Irish tradition gives Eightercua a name: Scéine, wife of Amergin Glúingel, the poet and bard of the Milesians. The Milesians were the mythological people who, according to medieval Irish texts, sailed from Iberia to conquer the island and displace the Tuatha Dé Danann. Their landing point was Inbhear Scéine - the estuary of Scéine - which most scholars identify with the Kenmare River just south of here. Scéine herself drowned during the voyage. The tradition says her husband buried her at this spot above the bay, marking the place with stones that would outlast him by millennia. It is a story, not a fact, and the alignment is roughly a thousand years older than the Milesian myth would require. But tradition does not always care for chronology. The stones remain. So does the name.

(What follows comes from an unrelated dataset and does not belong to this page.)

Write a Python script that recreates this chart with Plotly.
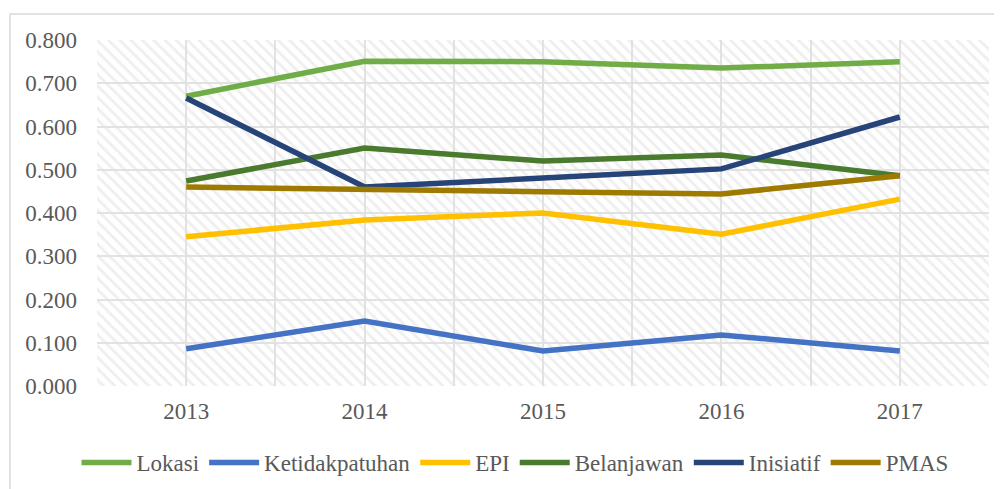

The east-west orientation is the most concrete clue Eightercua offers. Bronze Age people in Ireland built dozens of stone rows like this one, and they almost always picked an astronomical line - solstice sunrise, equinox sunset, lunar standstill. The exact target at Eightercua is still debated, but the principle is clear. Standing where the builders stood, watching the sun roll up out of the east on a particular morning of the year, would have given the alignment its meaning. Cattle grazed past it for thousands of years. Farmers worked around it. Modern cars now pass within a few hundred metres on the Ring of Kerry. The stones still mark their line.
Eightercua is not on most tourist itineraries. There is no visitor centre, no signage to speak of, just a farm track and a gate and a field with stones in it. Sheep work around them. The wind off Ballinskelligs Bay scours the grass and makes the lichens on the stones glow grey-green. From the alignment you can see Lough Currane to the north and the slow rise of the hills inland. It is the kind of monument that Ireland is generous with - the kind a country gets when its prehistoric people built in stone and its modern people, mostly, left them alone. You stand among the four slabs and feel the simple fact of their persistence.
Eightercua sits at 51.815°N, 10.158°W, on a low rise between Waterville and Lough Currane. From the air the stones themselves are too small to spot, but the alignment lies in pastureland just inland from Ballinskelligs Bay, with the long finger of Lough Currane visible to the north. Approach altitude 1,500-2,500 ft AGL for terrain identification; the nearest aerodrome is Kerry Airport (EIKY) about 50 nm north-east, with Cork Airport (EICK) some 70 nm east. Weather along the Iveragh coast turns quickly - Atlantic systems push in from the west, so check Valentia Observatory's reports before low-level work in this area.